[YOUR OBJECTIVE]: Drop every picture. Then return, exactly, the lines from the beginning of the listing below through the one containing "plt.rcParams['font.family'] = ['Liberation".

[DATASET EXCERPT]:
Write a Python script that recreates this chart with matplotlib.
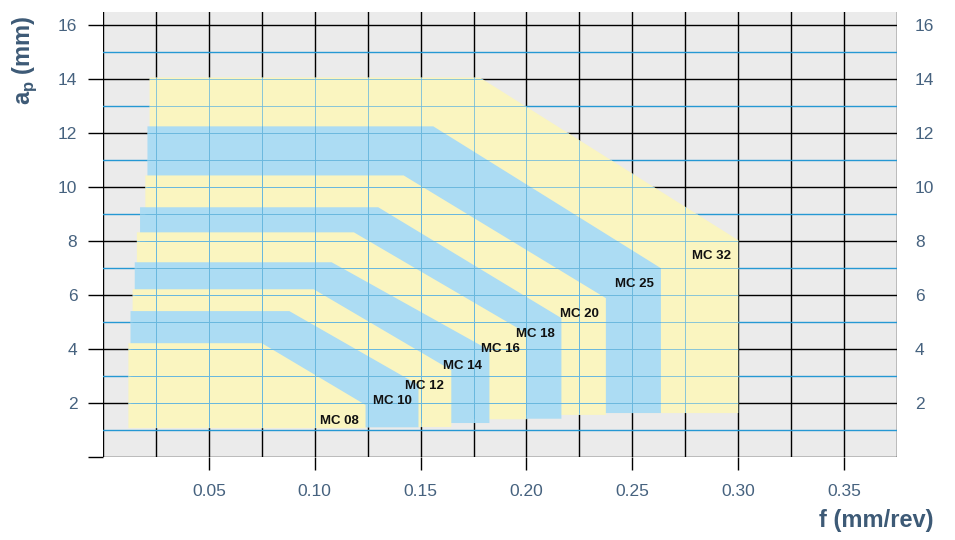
import numpy as np
import matplotlib
matplotlib.use("Agg")
import matplotlib.pyplot as plt
from matplotlib.patches import Polygon
from matplotlib.collections import LineCollection

plt.rcParams['font.family'] = ['Liberation Sans', 'DejaVu Sans']

# Application areas per insert size (outermost first)
sizes = ['MC 32', 'MC 25', 'MC 20', 'MC 18', 'MC 16', 'MC 14', 'MC 12', 'MC 10', 'MC 08']
f_min = [0.022, 0.021, 0.020, 0.0175, 0.016, 0.015, 0.014, 0.013, 0.012]
ap_max = [14.07, 12.26, 10.44, 9.26, 8.33, 7.22, 6.22, 5.41, 4.22]
f_knee = [0.178, 0.156, 0.142, 0.130, 0.1185, 0.108, 0.0995, 0.088, 0.075]
f_max = [0.300, 0.2635, 0.2375, 0.2165, 0.200, 0.1825, 0.1645, 0.149, 0.124]
ap_corner = [8.04, 7.0, 5.89, 5.15, 4.59, 3.96, 3.22, 2.67, 1.93]
ap_min = [1.63, 1.63, 1.56, 1.42, 1.40, 1.26, 1.11, 1.10, 1.07]

x_ticks = [0.05, 0.10, 0.15, 0.20, 0.25, 0.30, 0.35]
x_labels = ['0.05', '0.10', '0.15', '0.20', '0.25', '0.30', '0.35']
y_ticks = [0, 2, 4, 6, 8, 10, 12, 14, 16]
y_labels = ['', '2', '4', '6', '8', '10', '12', '14', '16']

YELLOW = '#faf5c0'
BLUE = '#acdcf3'
GRID_IN = '#6ab8de'
ODD_BLUE = '#2598d3'
TXT = '#46627f'

fig = plt.figure(figsize=(9.55, 5.4), dpi=100)
ax = fig.add_axes([103 / 955, 1 - 457 / 540, 794 / 955, 445 / 540])
ax.set_facecolor('#ebebeb')
ax.set_xlim(0, 0.375)
ax.set_ylim(0, 16.5)
for s in ax.spines.values():
    s.set_visible(False)

xs = np.arange(0, 0.3751, 0.025)
for x in xs:
    ax.axvline(x, color='black', lw=1.0, zorder=1)
for y in range(0, 17, 2):
    ax.axhline(y, color='black', lw=1.0, zorder=1)
for y in range(1, 16, 2):
    ax.axhline(y, color=ODD_BLUE, lw=1.0, zorder=1)

# thin grid inside the coloured areas
segs = [[(x, 0), (x, 16.5)] for x in xs] + [[(0, y), (0.375, y)] for y in range(0, 17)]

for i, name in enumerate(sizes):
    pts = [(f_min[i], ap_min[i]), (f_min[i], ap_max[i]), (f_knee[i], ap_max[i]),
           (f_max[i], ap_corner[i]), (f_max[i], ap_min[i])]
    poly = Polygon(pts, closed=True, facecolor=YELLOW if i % 2 == 0 else BLUE,
                   edgecolor='none', zorder=2 + i * 0.01)
    ax.add_patch(poly)
    lc = LineCollection(segs, colors=GRID_IN, linewidths=0.55, zorder=3)
    ax.add_collection(lc)
    lc.set_clip_path(poly)

for i, name in enumerate(sizes):
    ax.annotate(name, (f_max[i], ap_corner[i]), xytext=(-7, -10),
                textcoords='offset pixels', ha='right', va='top',
                fontsize=9.5, fontweight='bold', color='#111111', zorder=5)

ax.set_xticks(x_ticks)
ax.set_xticklabels(x_labels)
ax.set_yticks(y_ticks)
ax.set_yticklabels(y_labels)
ax.tick_params(axis='x', length=9.5, width=1.0, color='black', pad=10,
               labelsize=12.5, labelcolor=TXT)
ax.tick_params(axis='y', length=10.5, width=1.0, color='black', pad=8,
               labelsize=12.5, labelcolor=TXT)

ax2 = ax.twinx()
ax2.set_ylim(0, 16.5)
ax2.set_yticks(y_ticks)
ax2.set_yticklabels(y_labels)
ax2.tick_params(axis='y', length=0, pad=13, labelsize=12.5, labelcolor=TXT)
for s in ax2.spines.values():
    s.set_visible(False)

fig.text(933 / 955, 1 - 521 / 540, 'f (mm/rev)', ha='right', va='center',
         fontsize=17, fontweight='bold', color='#3d5a76')
fig.text(25 / 955, 1 - 60 / 540, r'a$_\mathregular{p}$ (mm)', ha='center', va='center',
         rotation=90, fontsize=17, fontweight='bold', color='#3d5a76')

fig.savefig('out.png', dpi=100)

[EXERCISE OUTPUT]:
Write a Python script that recreates this chart with matplotlib.
import numpy as np
import matplotlib
matplotlib.use("Agg")
import matplotlib.pyplot as plt
from matplotlib.patches import Polygon
from matplotlib.collections import LineCollection

plt.rcParams['font.family'] = ['Liberation Sans', 'DejaVu Sans']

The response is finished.